Yes, Naruto Night is on tonight.

That is all.

Snow!

Okay, so it isn’t actually snowing, so the title of this post was a little bit of a lie. But it has been: walking to work this morning, I passed a number of cars (presumabley having come down from the mountains) with small drifts of snow on their rooves (not just frost, like those in town have). Winter’s picking up pace. The weeks and weeks of rain we’ve had have at long last stopped, giving us a week of clear skies and frosty, crisp days. Wonder if we’ll get snow in Aber this year. I want to have another try at getting Claire sledging.

Went, last night, to the future history of the future of the thing that was historically The Future History Of Comedy, “Gorilla Monsoon”, Aberystwyth’s alternative comedy/open-mic thingy, with Claire, Jimmy, Matt, and others. Matt’s said a lot about it already in his review, so I won’t go over old ground by telling you everything in as much detail as he already has, except where I disagree with him.

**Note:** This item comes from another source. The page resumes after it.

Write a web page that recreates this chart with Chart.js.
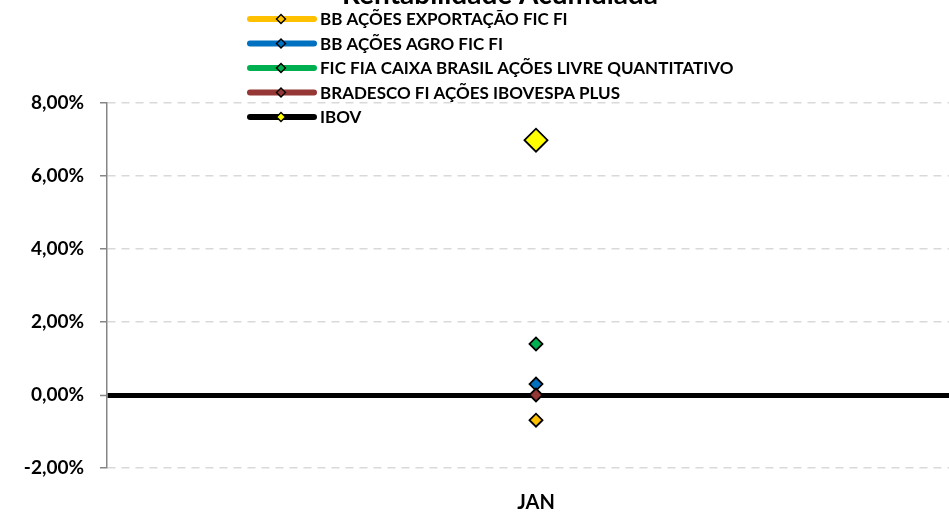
<!DOCTYPE html>
<html>
<head>
<meta charset="utf-8">
<script src="https://cdn.jsdelivr.net/npm/chart.js@4"></script>
<style>
  html, body { margin: 0; padding: 0; background: #fff; overflow: hidden; }
  canvas { display: block; }
</style>
</head>
<body>
<canvas id="rentChart" width="965" height="513"></canvas>
<script>
const categories = ["JAN"];
const seriesNames = [
  "BB AÇÕES EXPORTAÇÃO FIC FI",
  "BB AÇÕES AGRO FIC FI",
  "FIC FIA CAIXA BRASIL AÇÕES LIVRE QUANTITATIVO",
  "BRADESCO FI AÇÕES IBOVESPA PLUS",
  "IBOV"
];
const exportacao = [-0.69];
const agro = [0.3];
const caixa = [1.4];
const bradesco = [0.0];
const ibov = [6.98];
const yTicks = [-2, 0, 2, 4, 6, 8];

const FONT = "Lato, 'Liberation Sans', sans-serif";

function fmtPct(v) {
  return v.toFixed(2).replace(".", ",") + "%";
}

function makeSet(label, data, line, fill, radius, order) {
  return {
    label: label,
    data: data,
    borderColor: line,
    backgroundColor: line,
    pointBackgroundColor: fill,
    pointBorderColor: "#000",
    pointBorderWidth: 1.8,
    pointStyle: "rectRot",
    pointRadius: radius,
    pointHoverRadius: radius,
    borderWidth: 5,
    showLine: false,
    order: order
  };
}

// title is cut off at the top in the reference, legend is a single column
const titleAndLegend = {
  id: "titleAndLegend",
  afterDraw(chart) {
    const ctx = chart.ctx;
    ctx.save();
    ctx.fillStyle = "#000";
    ctx.font = "bold 28px " + FONT;
    ctx.textAlign = "center";
    ctx.textBaseline = "alphabetic";
    ctx.fillText("Rentabilidade Acumulada", 500, 4);

    chart.data.datasets.forEach((ds, i) => {
      const y = 19 + i * 24.5;
      ctx.strokeStyle = ds.borderColor;
      ctx.lineWidth = 6;
      ctx.lineCap = "round";
      ctx.beginPath();
      ctx.moveTo(250, y);
      ctx.lineTo(314, y);
      ctx.stroke();

      const cx = 281, r = 4.5;
      ctx.beginPath();
      ctx.moveTo(cx, y - r);
      ctx.lineTo(cx + r, y);
      ctx.lineTo(cx, y + r);
      ctx.lineTo(cx - r, y);
      ctx.closePath();
      ctx.fillStyle = ds.pointBackgroundColor;
      ctx.fill();
      ctx.lineWidth = 1.4;
      ctx.strokeStyle = "#000";
      ctx.stroke();

      ctx.fillStyle = "#000";
      ctx.font = "bold 17px " + FONT;
      ctx.textAlign = "left";
      ctx.textBaseline = "middle";
      ctx.fillText(ds.label, 320, y + 1);
    });
    ctx.restore();
  }
};

const chart = new Chart(document.getElementById("rentChart"), {
  type: "line",
  data: {
    labels: categories,
    datasets: [
      makeSet(seriesNames[0], exportacao, "#FFC000", "#FFC000", 6.5, 5),
      makeSet(seriesNames[1], agro, "#0070C0", "#0070C0", 6.5, 4),
      makeSet(seriesNames[2], caixa, "#00B050", "#00B050", 6.5, 3),
      makeSet(seriesNames[3], bradesco, "#953735", "#953735", 6.5, 2),
      makeSet(seriesNames[4], ibov, "#000000", "#FFFF00", 11.5, 1)
    ]
  },
  options: {
    responsive: false,
    animation: false,
    layout: {
      autoPadding: false,
      padding: { top: 103, right: 0, bottom: 0, left: 0 }
    },
    plugins: {
      legend: { display: false },
      title: { display: false },
      tooltip: { enabled: false }
    },
    scales: {
      x: {
        offset: true,
        grid: { display: false, drawTicks: false },
        border: { display: false },
        afterFit: function(scale) {
          scale.height = 45;
        },
        ticks: {
          padding: 23,
          color: "#000",
          font: { family: FONT, size: 20, weight: "bold" }
        }
      },
      y: {
        min: -2,
        max: 8,
        afterBuildTicks: function(scale) {
          scale.ticks = yTicks.map(v => ({ value: v }));
        },
        afterFit: function(scale) {
          scale.width = 107;
        },
        ticks: {
          padding: 16,
          color: "#000",
          font: { family: FONT, size: 19, weight: "bold" },
          callback: function(value) {
            return fmtPct(value);
          }
        },
        grid: {
          color: ctx => (ctx.tick && ctx.tick.value === 0 ? "#000" : "#D9D9D9"),
          lineWidth: ctx => (ctx.tick && ctx.tick.value === 0 ? 5 : 1.5),
          tickColor: "#868686",
          tickLength: 7,
          tickWidth: 1.5,
          tickBorderDash: []
        },
        border: {
          display: true,
          color: "#868686",
          width: 1.5,
          dash: ctx => (ctx.tick && ctx.tick.value === 0 ? [] : [8, 6])
        }
      }
    }
  },
  plugins: [titleAndLegend]
});
</script>
</body>
</html>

Our MC was Bryan Patrick, who I found to be good throughout. His quips at things were spot on and his crowd interactivity was good, and he seemed to do a good job throughout of getting the crowd motivated and making them feel connected with him on a personal level. I’ve seen Danny Furness a couple of times before at Future History, and his performance has always been… variable… but last night he really shone: a particularly spectacular act which repeatedly made me laugh out loud. Anton Pique was next up. I saw this guy once before at Future History, where he did a wonderfully morbid and dark act which was one of those “funny but you don’t laugh at it” things we see so rarely, like Chris Morris’ Jam. Last night, however, he seemed to be struggling – perhaps trying too hard to maintain a dark, subtle humour while simultaneously trying to appeal to a wider audience. Perhaps not. All I know is that he didn’t tickle me quite so well as he did when I first saw him. Nick Page was our headline act, and, as Matt says, he was very good, delivering a stream of well built-up, developed, thought-out gags with a hint of “what-next, graduate?” loss that I can’t help but empathise with. Witty, intelligent humour with which to finish the evening.